Middle Fork Salmon River, Frank Church-River of No Return Wilderness, Idaho

Middle Fork Salmon River, Frank Church-River of No Return Wilderness, Idaho: Where nine wolves were killed by IDFG’s hired hunter-trapper. Photo: Rex Parker

Wilderness Watch, along with Defenders of Wildlife, Western Watersheds Project, Center for Biological Diversity, and Idaho wildlife advocate Ralph Maughan, filed suit in federal court against the Forest Service and IDFG to stop the wolf slaughter. Our suit alleges the FS failed to follow its own required procedures before authorizing IDFG’s hunter-trapper to use a FS cabin as a base for his wolf extermination efforts, and that the program violates the agency’s responsibility under the 1964 Wilderness Act to preserve the area’s wilderness character, of which the wolves are an integral part. Trying to limit the number of wolves in Wilderness makes no more sense than limiting the number of ponderosa pine, huckleberry bushes, rocks, or rainfall. An untrammeled Wilderness will set its own balance.

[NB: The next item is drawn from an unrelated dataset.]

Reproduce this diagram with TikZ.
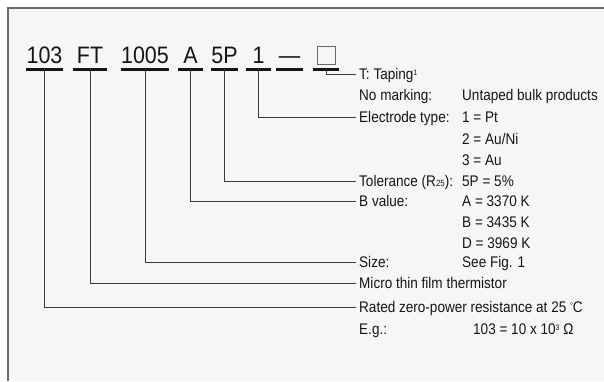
\documentclass[tikz,border=0pt]{standalone}
\usepackage{fontspec}
\setmainfont{Liberation Sans}[FakeStretch=0.88]
\newfontfamily\codefont{Liberation Sans}[FakeStretch=0.9]
\definecolor{bgc}{HTML}{F5F7F7}
\definecolor{linec}{HTML}{3A3A3A}
\definecolor{framec}{HTML}{6A6A6A}
\definecolor{txtc}{HTML}{151515}
\newcommand{\tinysup}[1]{\raisebox{4.5pt}{\fontsize{8}{8}\selectfont #1}}
\newcommand{\tinysub}[1]{\raisebox{0pt}{\fontsize{9}{9}\selectfont #1}}
\begin{document}
\begin{tikzpicture}[x=1pt,y=-1pt,
  codebox/.style={anchor=base, inner sep=0pt, text height=17pt, text depth=6pt,
     font=\codefont\fontsize{23.8}{26}\selectfont, text=txtc},
  uline/.style={line width=2.6pt, draw=txtc},
  conn/.style={line width=0.9pt, draw=linec},
  lab/.style={anchor=west, inner sep=0pt, text height=11pt, text depth=0pt,
     font=\fontsize{15.4}{18}\selectfont, text=txtc},
  ]
\useasboundingbox (0,0) rectangle (604,381);
\fill[white] (0,0) rectangle (604,381);
\fill[bgc] (8,8) rectangle (604,381);
\draw[framec, line width=1.3pt] (8,381) -- (8,8) -- (604,8);

% code parts
\node[codebox, minimum width=37pt] (c103) at (44.5,63) {103};
\node[codebox, minimum width=34pt] (cFT) at (90,63) {FT};
\node[codebox, minimum width=48pt] (c1005) at (145,63) {1005};
\node[codebox, minimum width=25pt] (cA) at (190.5,63) {A};
\node[codebox, minimum width=27pt] (c5P) at (224.5,63) {5P};
\node[codebox, minimum width=25pt] (c1) at (258.5,63) {1};
\node[codebox, minimum width=27pt] (cdash) at (289.5,63) {—};
\node[codebox, minimum width=26pt] (cbox) at (326,63) {};
\node[draw=framec, line width=0.9pt, minimum size=18pt, inner sep=0pt] (sq) at (326,55) {};
\foreach \n in {c103,cFT,c1005,cA,c5P,c1,cdash,cbox}
  \draw[uline] (\n.south west) -- (\n.south east);

% labels
\node[lab] (lTap) at (359,74) {T: Taping\tinysup{1}};
\node[lab] (lNo) at (359,95) {No marking:};
\node[lab] (vNo) at (462,95) {Untaped bulk products};
\node[lab] (lEl) at (359,117) {Electrode type:};
\node[lab] (vEl1) at (462,117) {1 = Pt};
\node[lab] (vEl2) at (462,139) {2 = Au/Ni};
\node[lab] (vEl3) at (462,160) {3 = Au};
\node[lab] (lTol) at (359,181) {Tolerance (R\tinysub{25}):};
\node[lab] (vTol) at (462,181) {5P = 5\%};
\node[lab] (lB) at (359,201) {B value:};
\node[lab] (vB1) at (462,201) {A = 3370 K};
\node[lab] (vB2) at (462,222) {B = 3435 K};
\node[lab] (vB3) at (462,243) {D = 3969 K};
\node[lab] (lSize) at (359,262) {Size:};
\node[lab] (vSize) at (462,262) {See Fig. 1};
\node[lab] (lMicro) at (359,283) {Micro thin film thermistor};
\node[lab] (lRated) at (359,307) {Rated zero-power resistance at 25 \tinysup{°}C};
\node[lab] (lEg) at (359,329) {E.g.:};
\node[lab] (vEg) at (473,329) {103 = 10 x 10\tinysup{3} Ω};

% connectors
\draw[conn] (cbox.south) |- ([xshift=-3pt]lTap.west);
\draw[conn] (c1.south) |- ([xshift=-3pt]lEl.west);
\draw[conn] (c5P.south) |- ([xshift=-3pt]lTol.west);
\draw[conn] (cA.south) |- ([xshift=-3pt]lB.west);
\draw[conn] (c1005.south) |- ([xshift=-3pt]lSize.west);
\draw[conn] (cFT.south) |- ([xshift=-3pt]lMicro.west);
\draw[conn] (c103.south) |- ([xshift=-3pt]lRated.west);
\end{tikzpicture}
\end{document}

The FS’s anemic defense is that it didn’t authorize the killing, therefore there is no reviewable decision for the court to overturn, and that it was still discussing the program with IDFG (while the trapper was in the field killing the wolves). Unfortunately, the district judge sided with the FS and IDFG, so we filed an appeal with the Court of Appeals for the Ninth Circuit. Rather than defend its action before the higher court, Idaho informed the court that it was pulling the trapper out of the Wilderness and would cease the program for this year. In the meantime, nine wolves are needlessly dead.

We will continue to pursue our challenge because the killing program will undoubtedly return. The Forest Service can’t and shouldn’t hide behind the old canard that “the states manage wildlife.”  Congress has charged the FS with preserving the area’s wilderness character and the Supreme Court has held many times that the agency has the authority to interject itself in wildlife management programs to preserve the people’s interest in these lands. Turning a blind-eye is a shameful response for an agency that used to claim the leadership mantle in wilderness stewardship.

Wilderness Watch expresses its deep appreciation to Tim Preso and his colleagues at Earthjustice for waging a stellar legal battle on our behalf and in defense of these wilderness wolves.

George Nickas is the executive director of Wilderness Watch. George joined Wilderness Watch as our policy coordinator in 1996. Prior to Wilderness Watch, George served 11 years as a natural resource specialist and assistant coordinator for the Utah Wilderness Association. George is regularly invited to make presentations at national wilderness conferences, agency training sessions, and other gatherings where wilderness protection is discussed.